__EXERCISE DESCRIPTION__
Print the listing from its top line through the line containing "const yTicks = [0, 0.2, 0.4, 0.6, 0.8, 1.0];", nothing more, and leave out the pictures.

__SOURCE DATA__
↓
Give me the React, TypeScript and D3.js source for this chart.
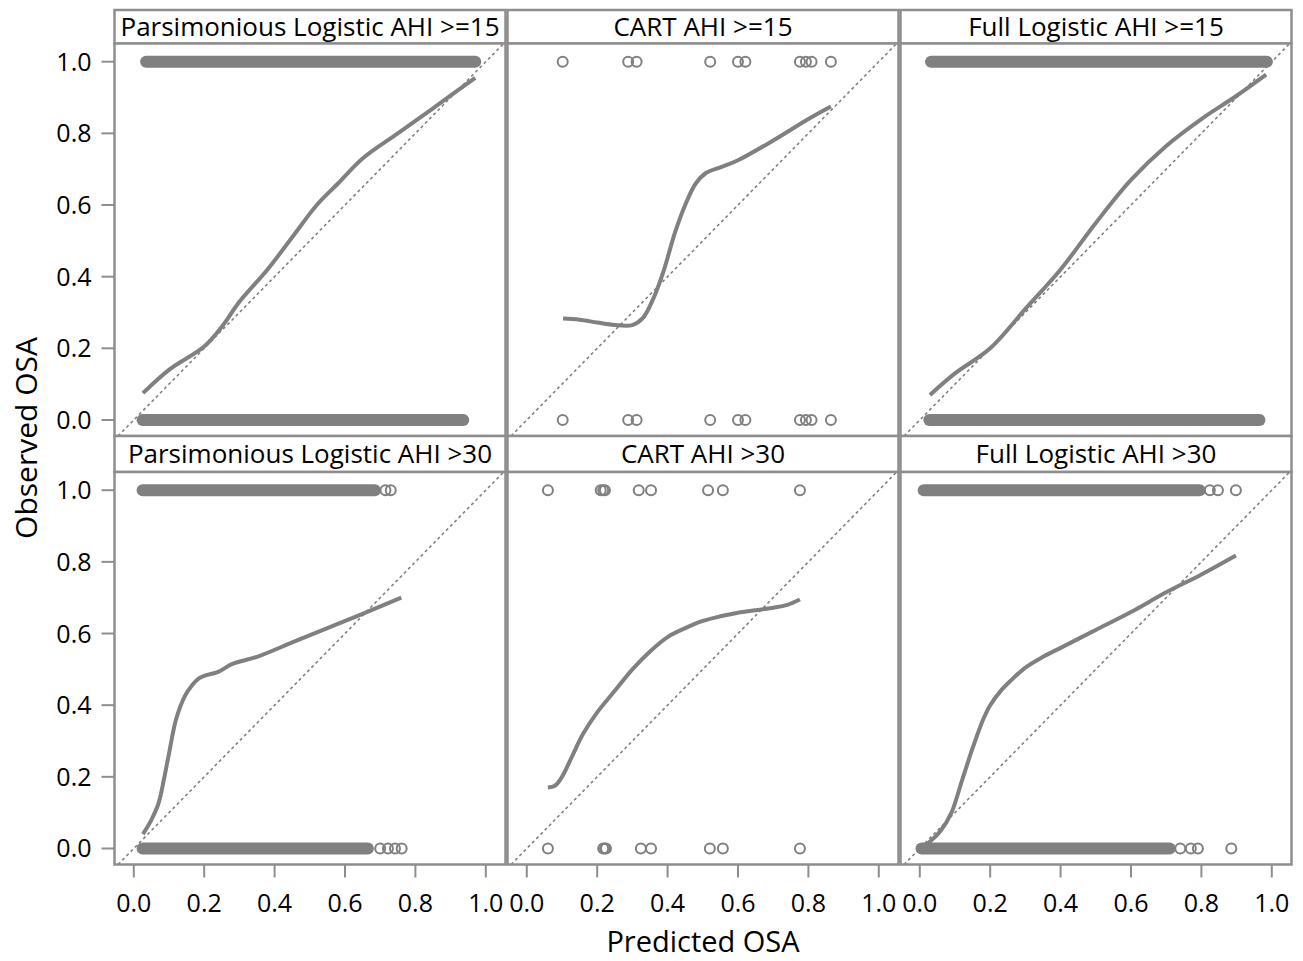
import React from "react";
import * as d3 from "d3";

// ---------- data ----------
const panelTitles = [
  "Parsimonious Logistic AHI >=15",
  "CART AHI >=15",
  "Full Logistic AHI >=15",
  "Parsimonious Logistic AHI >30",
  "CART AHI >30",
  "Full Logistic AHI >30",
];

const xTicks = [0, 0.2, 0.4, 0.6, 0.8, 1.0];
const yTicks = [0, 0.2, 0.4, 0.6, 0.8, 1.0];

// dense (overlapping) marker runs: [first predicted, last predicted] at observed=1 / observed=0
const denseObs1: ([number, number] | null)[] = [
  [0.035, 0.97],
  null,
  [0.032, 0.986],
  [0.025, 0.685],
  null,
  [0.011, 0.795],
];
const denseObs0: ([number, number] | null)[] = [
  [0.025, 0.936],
  null,
  [0.027, 0.965],
  [0.025, 0.665],
  null,
  [0.005, 0.71],
];

// individual markers (predicted values) at observed=1 / observed=0
const sparseObs1: number[][] = [
  [],
  [0.102, 0.288, 0.312, 0.521, 0.6, 0.621, 0.776, 0.793, 0.809, 0.864],
  [],
  [0.715, 0.73],
  [0.06, 0.21, 0.217, 0.222, 0.318, 0.353, 0.515, 0.557, 0.776],
  [0.824, 0.847, 0.898],
];
const sparseObs0: number[][] = [
  [],
  [0.102, 0.288, 0.312, 0.521, 0.6, 0.621, 0.776, 0.793, 0.809, 0.864],
  [],
  [0.7, 0.722, 0.742, 0.761],
  [0.06, 0.217, 0.222, 0.225, 0.324, 0.353, 0.52, 0.557, 0.776],
  [0.74, 0.77, 0.79, 0.885],
];

// smoothed calibration curves [predicted, observed]
const curve1: [number, number][] = [
  [0.026, 0.075], [0.1, 0.14], [0.2, 0.205], [0.25, 0.26], [0.3, 0.33],
  [0.38, 0.42], [0.45, 0.51], [0.52, 0.6], [0.58, 0.66], [0.65, 0.73],
  [0.75, 0.8], [0.85, 0.87], [0.97, 0.955],
];
const curve2: [number, number][] = [
  [0.103, 0.283], [0.15, 0.28], [0.2, 0.272], [0.25, 0.265], [0.3, 0.265],
  [0.33, 0.285], [0.36, 0.34], [0.39, 0.42], [0.42, 0.52], [0.45, 0.6],
  [0.48, 0.66], [0.51, 0.69], [0.55, 0.705], [0.6, 0.725], [0.7, 0.78],
  [0.8, 0.84], [0.864, 0.875],
];
const curve3: [number, number][] = [
  [0.029, 0.07], [0.1, 0.13], [0.2, 0.2], [0.3, 0.31], [0.4, 0.42],
  [0.5, 0.55], [0.6, 0.67], [0.7, 0.765], [0.8, 0.84], [0.9, 0.905],
  [0.984, 0.964],
];
const curve4: [number, number][] = [
  [0.026, 0.04], [0.05, 0.08], [0.07, 0.125], [0.085, 0.19], [0.1, 0.265],
  [0.12, 0.36], [0.145, 0.425], [0.165, 0.455], [0.185, 0.475], [0.2, 0.482],
  [0.24, 0.493], [0.28, 0.515], [0.35, 0.535], [0.45, 0.575], [0.55, 0.615],
  [0.65, 0.655], [0.76, 0.7],
];
const curve5: [number, number][] = [
  [0.06, 0.17], [0.08, 0.175], [0.1, 0.2], [0.13, 0.26], [0.16, 0.32],
  [0.2, 0.38], [0.25, 0.44], [0.3, 0.5], [0.35, 0.55], [0.4, 0.59],
  [0.45, 0.615], [0.5, 0.635], [0.55, 0.648], [0.6, 0.658], [0.65, 0.665],
  [0.7, 0.672], [0.74, 0.68], [0.776, 0.695],
];
const curve6: [number, number][] = [
  [0.0, 0.0], [0.03, 0.02], [0.06, 0.05], [0.09, 0.1], [0.12, 0.19],
  [0.15, 0.28], [0.18, 0.36], [0.2, 0.4], [0.23, 0.44], [0.26, 0.47],
  [0.3, 0.505], [0.35, 0.535], [0.4, 0.56], [0.5, 0.61], [0.6, 0.66],
  [0.7, 0.715], [0.8, 0.765], [0.898, 0.818],
];
const curves = [curve1, curve2, curve3, curve4, curve5, curve6];

// ---------- layout ----------
const W = 1303;
const H = 961;
const colLefts = [114.5, 507.5, 900.5];
const panelW = 391;
const rowHeaderTops = [10, 436];
const headerH = [33.5, 36];
const plotH = 392.5;
const GRAY = "#808080";
const BORDER = "#8e8e8e";
const FONT = "'Open Sans', 'Noto Sans', sans-serif";

const x = d3.scaleLinear().domain([-0.0548, 1.056]).range([0, panelW]);
const y = d3.scaleLinear().domain([-0.0447, 1.0508]).range([plotH, 0]);

const line = d3
  .line<[number, number]>()
  .x((d) => x(d[0]))
  .y((d) => y(d[1]))
  .curve(d3.curveCatmullRom.alpha(0.5));

function Panel({ idx }: { idx: number }) {
  const col = idx % 3;
  const row = Math.floor(idx / 3);
  const left = colLefts[col];
  const hTop = rowHeaderTops[row];
  const pTop = hTop + headerH[row];
  const clipId = `clip${idx}`;
  const d1 = denseObs1[idx];
  const d0 = denseObs0[idx];
  return (
    <g>
      <rect
        x={left}
        y={hTop}
        width={panelW}
        height={headerH[row]}
        fill="#fff"
        stroke={BORDER}
        strokeWidth={2.5}
      />
      <text
        x={left + panelW / 2}
        y={hTop + headerH[row] / 2 + 9}
        textAnchor="middle"
        fontFamily={FONT}
        fontSize={26}
        fill="#000"
      >
        {panelTitles[idx]}
      </text>
      <g transform={`translate(${left},${pTop})`}>
        <defs>
          <clipPath id={clipId}>
            <rect x={0} y={0} width={panelW} height={plotH} />
          </clipPath>
        </defs>
        <rect x={0} y={0} width={panelW} height={plotH} fill="#fff" />
        <g clipPath={`url(#${clipId})`}>
          <line
            x1={x(-0.2)}
            y1={y(-0.2)}
            x2={x(1.2)}
            y2={y(1.2)}
            stroke={GRAY}
            strokeWidth={1.6}
            strokeDasharray="3 3"
          />
          {d1 && (
            <line
              x1={x(d1[0])}
              x2={x(d1[1])}
              y1={y(1)}
              y2={y(1)}
              stroke={GRAY}
              strokeWidth={12}
              strokeLinecap="round"
            />
          )}
          {d0 && (
            <line
              x1={x(d0[0])}
              x2={x(d0[1])}
              y1={y(0)}
              y2={y(0)}
              stroke={GRAY}
              strokeWidth={12}
              strokeLinecap="round"
            />
          )}
          {sparseObs1[idx].map((v, i) => (
            <circle
              key={`a${i}`}
              cx={x(v)}
              cy={y(1)}
              r={5}
              fill="none"
              stroke={GRAY}
              strokeWidth={2}
            />
          ))}
          {sparseObs0[idx].map((v, i) => (
            <circle
              key={`b${i}`}
              cx={x(v)}
              cy={y(0)}
              r={5}
              fill="none"
              stroke={GRAY}
              strokeWidth={2}
            />
          ))}
          <path
            d={line(curves[idx]) || ""}
            fill="none"
            stroke={GRAY}
            strokeWidth={4}
          />
        </g>
        <rect
          x={0}
          y={0}
          width={panelW}
          height={plotH}
          fill="none"
          stroke={BORDER}
          strokeWidth={2.5}
        />
        {col === 0 &&
          yTicks.map((t) => (
            <g key={t} transform={`translate(0,${y(t)})`}>
              <line x1={-13} x2={0} stroke={BORDER} strokeWidth={2} />
              <text
                x={-23}
                y={9}
                textAnchor="end"
                fontFamily={FONT}
                fontSize={25}
                fill="#000"
              >
                {t.toFixed(1)}
              </text>
            </g>
          ))}
        {row === 1 &&
          xTicks.map((t) => (
            <g key={t} transform={`translate(${x(t)},${plotH})`}>
              <line y1={0} y2={13} stroke={BORDER} strokeWidth={2} />
              <text
                y={47.5}
                textAnchor="middle"
                fontFamily={FONT}
                fontSize={25}
                fill="#000"
              >
                {t.toFixed(1)}
              </text>
            </g>
          ))}
      </g>
    </g>
  );
}

export default function App() {
  return (
    <svg
      width={W}
      height={H}
      style={{ position: "absolute", left: 0, top: 0, background: "#fff" }}
    >
      <rect x={0} y={0} width={W} height={H} fill="#fff" />
      {panelTitles.map((_, i) => (
        <Panel key={i} idx={i} />
      ))}
      <text
        transform="translate(37,438) rotate(-90)"
        textAnchor="middle"
        fontFamily={FONT}
        fontSize={30}
        fill="#000"
      >
        Observed OSA
      </text>
      <text
        x={703}
        y={952}
        textAnchor="middle"
        fontFamily={FONT}
        fontSize={29}
        fill="#000"
      >
        Predicted OSA
      </text>
    </svg>
  );
}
↑
__RESULT BELOW__
Give me the React, TypeScript and D3.js source for this chart.
import React from "react";
import * as d3 from "d3";

// ---------- data ----------
const panelTitles = [
  "Parsimonious Logistic AHI >=15",
  "CART AHI >=15",
  "Full Logistic AHI >=15",
  "Parsimonious Logistic AHI >30",
  "CART AHI >30",
  "Full Logistic AHI >30",
];

const xTicks = [0, 0.2, 0.4, 0.6, 0.8, 1.0];
const yTicks = [0, 0.2, 0.4, 0.6, 0.8, 1.0];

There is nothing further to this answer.